Control of ordered structure and morphology of cubic mesoporous silica SBA-1 via direct synthesis of thiol-functionalization

Well-ordered cubic mesoporous silicas SBA-1 functionalized with thiol groups have been synthesized via co-condensation of tetraethoxysilane (TEOS) and 3-mercaptopropyltrimethoxysilane (MPTMS) templated by cetyltriethylammonium bromide (CTEABr) under strongly acidic conditions. Various synthesis parameters such as HCl concentration, synthesis temperature, and time for hydrothermal treatment were systematically investigated as a function of MPTMS contents.

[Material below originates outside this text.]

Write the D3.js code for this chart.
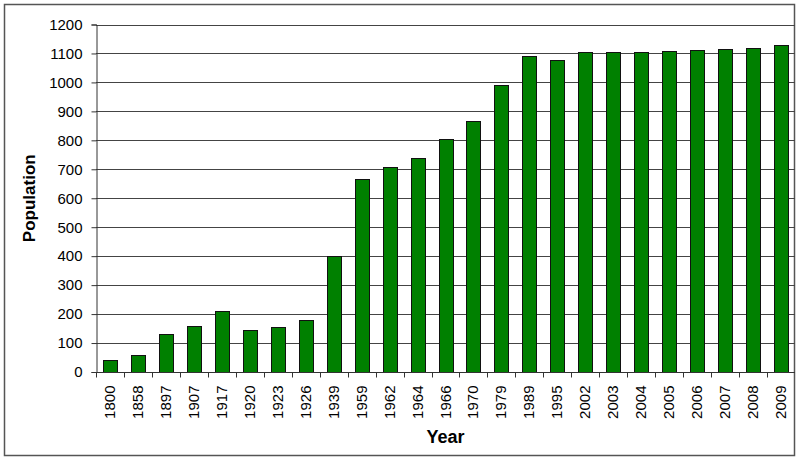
<!DOCTYPE html>
<html>
<head>
<meta charset="utf-8">
<script src="https://cdn.jsdelivr.net/npm/d3@7"></script>
<style>
  html, body { margin: 0; padding: 0; background: #fff; }
  svg { display: block; }
</style>
</head>
<body>
<svg id="chart" width="800" height="460"></svg>
<script>
const years = ["1800","1858","1897","1907","1917","1920","1923","1926","1939","1959","1962","1964","1966","1970","1979","1989","1995","2002","2003","2004","2005","2006","2007","2008","2009"];
const population = [40, 59, 130, 159, 209, 144, 156, 179, 399, 667, 708, 740, 803, 867, 992, 1092, 1077, 1104, 1104, 1104, 1107, 1111, 1115, 1119, 1130];
const yTicks = [0, 100, 200, 300, 400, 500, 600, 700, 800, 900, 1000, 1100, 1200];
const xTitle = "Year";
const yTitle = "Population";

const svg = d3.select("#chart");
const W = 800, H = 460;
const plot = { left: 96, right: 795, top: 24.5, bottom: 372 };

// outer frame
svg.append("rect")
  .attr("x", 4.5).attr("y", 4.5)
  .attr("width", 790).attr("height", 451)
  .attr("fill", "#fff")
  .attr("stroke", "#555").attr("stroke-width", 1.5);

const x = d3.scaleBand().domain(years).range([plot.left, plot.right]).paddingInner(0.5).paddingOuter(0.25);
const xTicksScale = d3.scaleBand().domain(years).range([plot.left, plot.right]);
const y = d3.scaleLinear().domain([0, 1200]).range([plot.bottom, plot.top]);

// gridlines
svg.append("g")
  .selectAll("line")
  .data(yTicks.filter(d => d > 0))
  .join("line")
  .attr("x1", plot.left).attr("x2", plot.right)
  .attr("y1", d => Math.round(y(d)) + 0.5).attr("y2", d => Math.round(y(d)) + 0.5)
  .attr("stroke", "#444").attr("stroke-width", 1);

// bars
svg.append("g")
  .selectAll("rect")
  .data(years.map((yr, i) => ({ yr, v: population[i] })))
  .join("rect")
  .attr("x", d => Math.round(x(d.yr)) + 0.5)
  .attr("y", d => Math.round(y(d.v)) + 0.5)
  .attr("width", Math.round(x.bandwidth()))
  .attr("height", d => Math.round(y(0)) - Math.round(y(d.v)))
  .attr("fill", "#008000")
  .attr("stroke", "#111").attr("stroke-width", 1);

// y axis
const yAxis = svg.append("g")
  .attr("transform", `translate(${plot.left + 0.5},0)`)
  .call(d3.axisLeft(y).tickValues(yTicks).tickSize(5).tickPadding(9).tickFormat(d3.format("d")));
yAxis.select(".domain").attr("stroke", "#333");
yAxis.selectAll(".tick line").attr("stroke", "#333");
yAxis.selectAll(".tick text")
  .attr("font-family", "Liberation Sans, Arial, sans-serif")
  .attr("font-size", 15).attr("fill", "#000");

// x axis (tick marks at band boundaries)
const xg = svg.append("g").attr("transform", `translate(0,${Math.round(plot.bottom) + 0.5})`);
xg.append("line")
  .attr("x1", plot.left).attr("x2", plot.right)
  .attr("stroke", "#333");
xg.selectAll("line.tk")
  .data(years)
  .join("line")
  .attr("class", "tk")
  .attr("x1", d => Math.round(xTicksScale(d)) + 0.5)
  .attr("x2", d => Math.round(xTicksScale(d)) + 0.5)
  .attr("y1", 0).attr("y2", 5)
  .attr("stroke", "#333");
xg.selectAll("text")
  .data(years)
  .join("text")
  .attr("transform", d => `translate(${xTicksScale(d) + xTicksScale.bandwidth() / 2 + 5},13) rotate(-90)`)
  .attr("text-anchor", "end")
  .attr("font-family", "Liberation Sans, Arial, sans-serif")
  .attr("font-size", 15).attr("fill", "#000")
  .text(d => d);

// titles
svg.append("text")
  .attr("x", (plot.left + plot.right) / 2).attr("y", 443)
  .attr("text-anchor", "middle")
  .attr("font-family", "Liberation Sans, Arial, sans-serif")
  .attr("font-weight", "bold").attr("font-size", 18)
  .text(xTitle);

svg.append("text")
  .attr("transform", `translate(35,${(plot.top + plot.bottom) / 2}) rotate(-90)`)
  .attr("text-anchor", "middle")
  .attr("font-family", "Liberation Sans, Arial, sans-serif")
  .attr("font-weight", "bold").attr("font-size", 17)
  .text(yTitle);
</script>
</body>
</html>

The materials thus obtained were characterized by a variety of techniques including powder X-ray diffraction (XRD), solid-state ¹³C and ²⁹Si NMR spectroscopy, thermogravimetric analysis (TGA), scanning electron microscopy (SEM), and nitrogen sorption measurements. Direct evidence of the presence of chemically attached thiol moieties was provided by solid-state ²⁹Si and ¹³C NMR spectroscopy. A high degree of structural ordering was still retained when MPTMS loading was incorporated up to 20 mol% in the synthesis mixture. Increasing the synthesis temperature and the time for the hydrothermal treatment not only increased the degree of framework cross-linking, but also did not lead to the undesirable phase transformation as often observed in the conventional synthesis of pure silica SBA-1. SEM results reveal that the morphology of thiol-functionalized SBA-1 depends on the HCl concentration used in the synthesis. The sample prepared with a low acid concentration exhibits a highly isotropic morphology with more facets than that of pure silica SBA-1, whereas it changes to a spherical shape as the acid concentration is increased. The maximum content of the attached thiol group (–SH) in the mesoporous framework is 2.39 mmol/g. The thiol-functionalized SBA-1 mesoporous materials are efficient Hg²⁺ adsorbents.